When Green Energy is Blue Energy: Power From the Sea
Carnegie Corporation’s CETO takes a different approach to tapping wave power. It belongs to the category called heaving and pitching devices. Sited underwater—which keeps the units out-of-sight, out-of-mind for coastal dwellers, as well as protecting them from the violence of surface waves and storms—CETO consists of any number (the more, the more power) of buoys that move up and down and back and forth as waves pass over them.
As the CETO buoys move, the mechanical action is used to pump seawater ashore. The high-pressure stream of water can be directed at a turbine to spin the blades and generate electricity. Or it can be sent to a reverse osmosis desalination plant, which removes salt by driving water, at pressure, through special membranes which “filter” the salt. CETO can therefore be used to create power or fresh drinking water or both, in any ratio desired.

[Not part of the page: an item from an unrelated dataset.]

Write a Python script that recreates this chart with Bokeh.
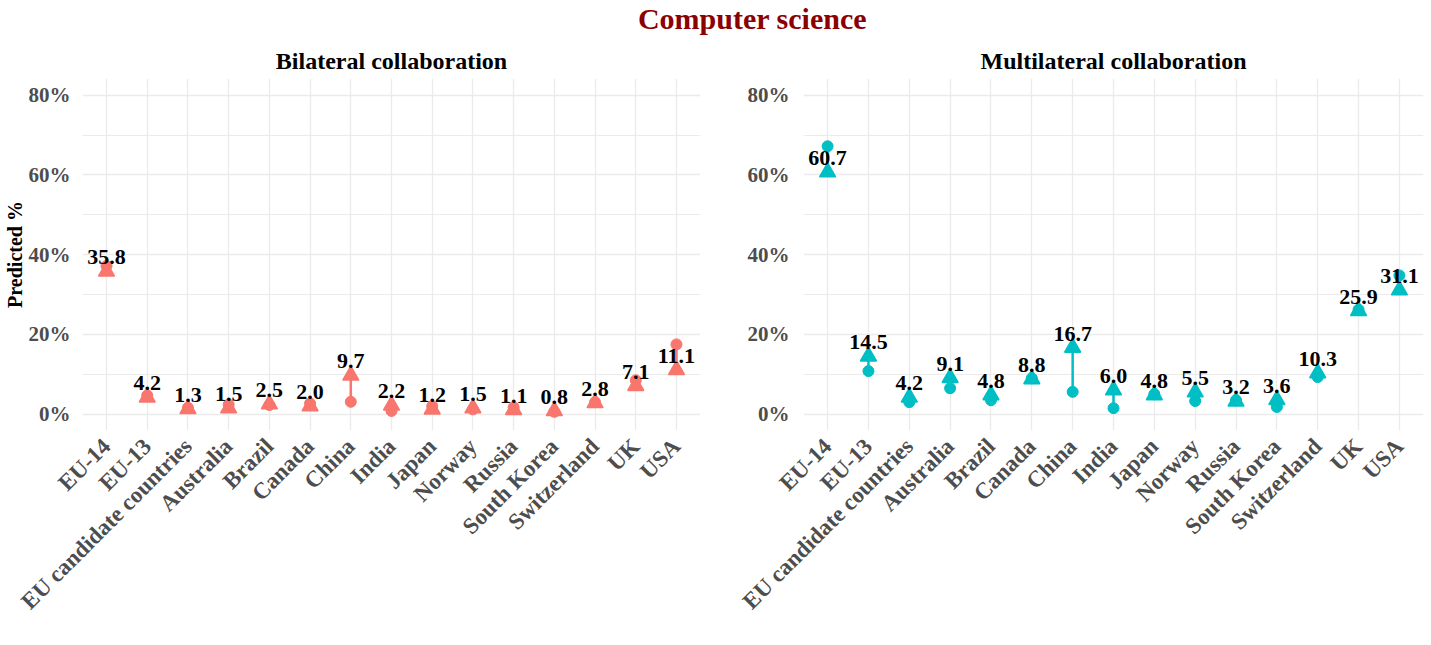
import math
from bokeh.plotting import figure
from bokeh.layouts import column, row
from bokeh.models import (FactorRange, Range1d, FixedTicker, PrintfTickFormatter,
                          ColumnDataSource, Label)
from bokeh.core.properties import value
from bokeh.embed import file_html
from bokeh.resources import INLINE

countries = ["EU-14", "EU-13", "EU candidate countries", "Australia", "Brazil",
             "Canada", "China", "India", "Japan", "Norway", "Russia",
             "South Korea", "Switzerland", "UK", "USA"]

bi_pred = [35.8, 4.2, 1.3, 1.5, 2.5, 2.0, 9.7, 2.2, 1.2, 1.5, 1.1, 0.8, 2.8, 7.1, 11.1]
bi_obs = [37.2, 4.7, 1.6, 2.4, 2.3, 2.7, 3.1, 0.8, 2.0, 1.2, 1.7, 0.6, 3.0, 8.5, 17.5]

multi_pred = [60.7, 14.5, 4.2, 9.1, 4.8, 8.8, 16.7, 6.0, 4.8, 5.5, 3.2, 3.6, 10.3, 25.9, 31.1]
multi_obs = [67.2, 10.8, 3.0, 6.5, 3.5, 9.0, 5.6, 1.5, 5.0, 3.3, 3.5, 1.8, 9.3, 26.2, 34.8]

y_ticks = [0, 20, 40, 60, 80]
y_minor = [10, 30, 50, 70]

FONT = "Liberation Serif"
TOP_H = 40
PANEL_H = 645 - TOP_H


def panel(title, pred, obs, color, width, left, right, ylabel=None):
    src = ColumnDataSource(dict(x=countries, pred=pred, obs=obs,
                                lab=[f"{v:.1f}" for v in pred]))
    p = figure(width=width, height=PANEL_H,
               x_range=FactorRange(*countries, range_padding=0.09,
                                   range_padding_units="absolute"),
               y_range=Range1d(-4.1, 84.2),
               toolbar_location=None, output_backend="svg",
               min_border_left=left, min_border_right=right,
               min_border_top=37, min_border_bottom=215)
    p.outline_line_color = None
    p.background_fill_color = "white"
    p.border_fill_color = "white"

    p.title.text = title
    p.title.align = "center"
    p.title.text_font = FONT
    p.title.text_font_style = "bold"
    p.title.text_font_size = "24px"
    p.title.text_color = "black"

    # grids
    p.xgrid.grid_line_color = "#EBEBEB"
    p.xgrid.grid_line_width = 1.3
    p.ygrid.grid_line_color = "#EBEBEB"
    p.ygrid.grid_line_width = 1.3
    p.ygrid.minor_grid_line_color = "#EBEBEB"
    p.ygrid.minor_grid_line_width = 1.0

    p.yaxis.ticker = FixedTicker(ticks=y_ticks, minor_ticks=y_minor)
    p.yaxis.formatter = PrintfTickFormatter(format="%d%%")

    for ax in (p.xaxis, p.yaxis):
        ax.axis_line_color = None
        ax.major_tick_line_color = None
        ax.minor_tick_line_color = None
        ax.major_label_text_font = FONT
        ax.major_label_text_font_style = "bold"
        ax.major_label_text_color = "#4D4D4D"
    p.yaxis.major_label_text_font_size = "21px"
    p.xaxis.major_label_text_font_size = "23px"
    p.yaxis.major_label_standoff = 8 if ylabel is None else 6
    p.xaxis.major_label_standoff = 6
    p.xaxis.major_label_orientation = math.pi / 4

    if ylabel:
        p.yaxis.axis_label = ylabel
        p.yaxis.axis_label_text_font = FONT
        p.yaxis.axis_label_text_font_style = "bold"
        p.yaxis.axis_label_text_font_size = "20px"
        p.yaxis.axis_label_text_color = "black"
        p.yaxis.axis_label_standoff = 0

    p.segment(x0="x", y0="obs", x1="x", y1="pred", source=src,
              line_color=color, line_width=2.5)
    p.scatter(x="x", y="obs", source=src, marker="circle", size=11,
              fill_color=color, line_color=color)
    p.scatter(x="x", y="pred", source=src, marker="triangle", size=16,
              fill_color=color, line_color=color, line_width=1.5)
    p.text(x="x", y="pred", text="lab", source=src,
           text_font=value(FONT), text_font_style="bold",
           text_font_size="22px", text_color="black",
           text_align="center", text_baseline="alphabetic", y_offset=-14)
    return p


top = figure(width=1431, height=TOP_H, toolbar_location=None,
             output_backend="svg", x_range=Range1d(0, 1431),
             y_range=Range1d(0, TOP_H), min_border=0)
top.axis.visible = False
top.grid.visible = False
top.outline_line_color = None
top.add_layout(Label(x=752, y=TOP_H - 18, x_units="data", y_units="data",
                     text="Computer science", text_font=FONT,
                     text_font_style="bold", text_font_size="30px",
                     text_color="#8B0000", text_align="center",
                     text_baseline="middle"))

left = panel("Bilateral collaboration", bi_pred, bi_obs, "#F8766D",
             715, 82, 15, ylabel="Predicted %")
right = panel("Multilateral collaboration", multi_pred, multi_obs, "#00BFC4",
              716, 88, 8)

layout = column(top, row(left, right, spacing=0), spacing=0)
open("out.html", "w").write(file_html(layout, INLINE))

Carnegie has already deployed CETO units in Western Australia, proving the viability of the CETO concept. In addition to creating electricity and drinkable water—as if that wasn’t enough—Carnegie claims that CETO will function like an artificial reef, providing shelter and a home for marine life. Instead of disrupting the local ecology, it’s hoped that CETO installation will help it.
Other heaving and pitching devices include wave-riding devices. These are devices where the machine or generator itself rides the waves and turns the mechanical energy of its own motion into electrical energy. For example, Checkmate Sea Energy has developed the Anaconda. The Anaconda is aptly named—it resembles a giant rubber snake.
The Anaconda is a buoyant flexible tube. It will have some fluid (such as water) inside. As the Anaconda rides up and down on the waves, the motion pushes a “bulge” of fluid through the tube, to a turbine in the tail. The moving pulse of pressure turns the turbine blades, generating electricity.
Three advantages of the Anaconda are (1) like other wave installations, it’s scalable—want more power? add more Anacondas; (2) because it’s mostly rubber, it’s very resilient and, if damaged, cheap to repair; and (3) like other wave riders, since it moves with the waves rather than opposing them, it’s less likely to be damaged in the first place.